Put that way, due to the recent election and its results, a huge portion of our media exposure currently, both news and social, falls into this category. So, consequently, conversations propelled by recent media exposure seem inevitably to gravitate to the political. And my friend was right, bringing this focus to many topics is just distracting and often misleading.

Agreeing with him, I said back, "Good, let's make a pact to not talk politics, and to exclude political agendas or undercurrents from as many other subjects as possible. Instead, let's just shine light and speak hope."

Words on art

Straightforward, expository language that centers around facts which could in principle be proven or disproven is often a clear test of leaving politics out of it. On the plaque above, there are a few phrases which are potentially political in that they connect with topics which meet the definition above. In addition, the context of the plaque itself offers the possibility of politics entering into the discussion: public art, bicycles, bicycle paths, transportation, discussions about these either immediately or soon thereafter fall into the definition above. 

However, one can also imagine standing before this striking red steel tree with the portal to Camelback Mountain and the little bicycle touches, and making a focused attempt to shine light and speak hope. To leave politics out of it.

I absolutely LOVE the idea of looking at the phrase "..and where they meet almost a billion years of history is missing, lost to erosion," discussing it, and keeping politics far away. Get a mainstream geologist on out here. Talk about stratiography and geological dating, and really dig into this. Ask the geologist to walk you through the science of it, slowly, luxuriously reveling in the unrolling of data, hypothesis, and reasoning.
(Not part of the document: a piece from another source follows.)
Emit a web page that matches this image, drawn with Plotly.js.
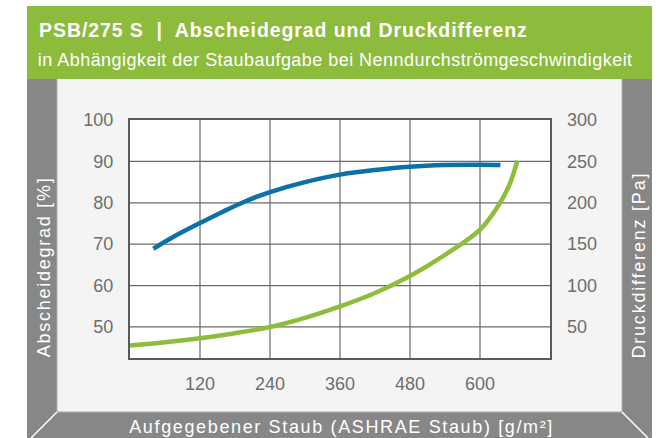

It may be impossible for the human mind to reckon with a billion years of fullness, but there, right there between the red rock and the granite, that's a billion years of emptiness, of missing time, just gone. Here's why. What do you think? Wonderful.

View at sunset looking west from the vicinity of the red steel tree

I truly believe that trying keep politics out of it is going to drive my friend bonkers. I doubt he'll be able to sustain it. Even better, I'm imagining him exploding in a paroxysm of politics while I keep shining light and speaking hope. "Dude, take it easy," I'll suggest to him. "Let's go for a bike ride, look at some sunsets, take in some public art, think about billions of years and ancient civilizations that rose and fell right around here. And leave politics out of it."

Apolitical tree shining light and speaking hope
  

3 comments:

  1. What's important in such polarized times is that you HAVE a friend of the opposite political persuasion. Shine on, dude.

    ReplyDelete
    Replies
    1. To have breakfast with, enjoy coffee, and talk through things we disagree about, in a civil manner, of mutual respect. I'm hopeful that we graduate to politics some day, but, baby steps.

      Delete
  2. I had fun with "sounds political but aren't" posts in 2012. Hard Right and Wacky Left can easily refer to turning actions in traffic.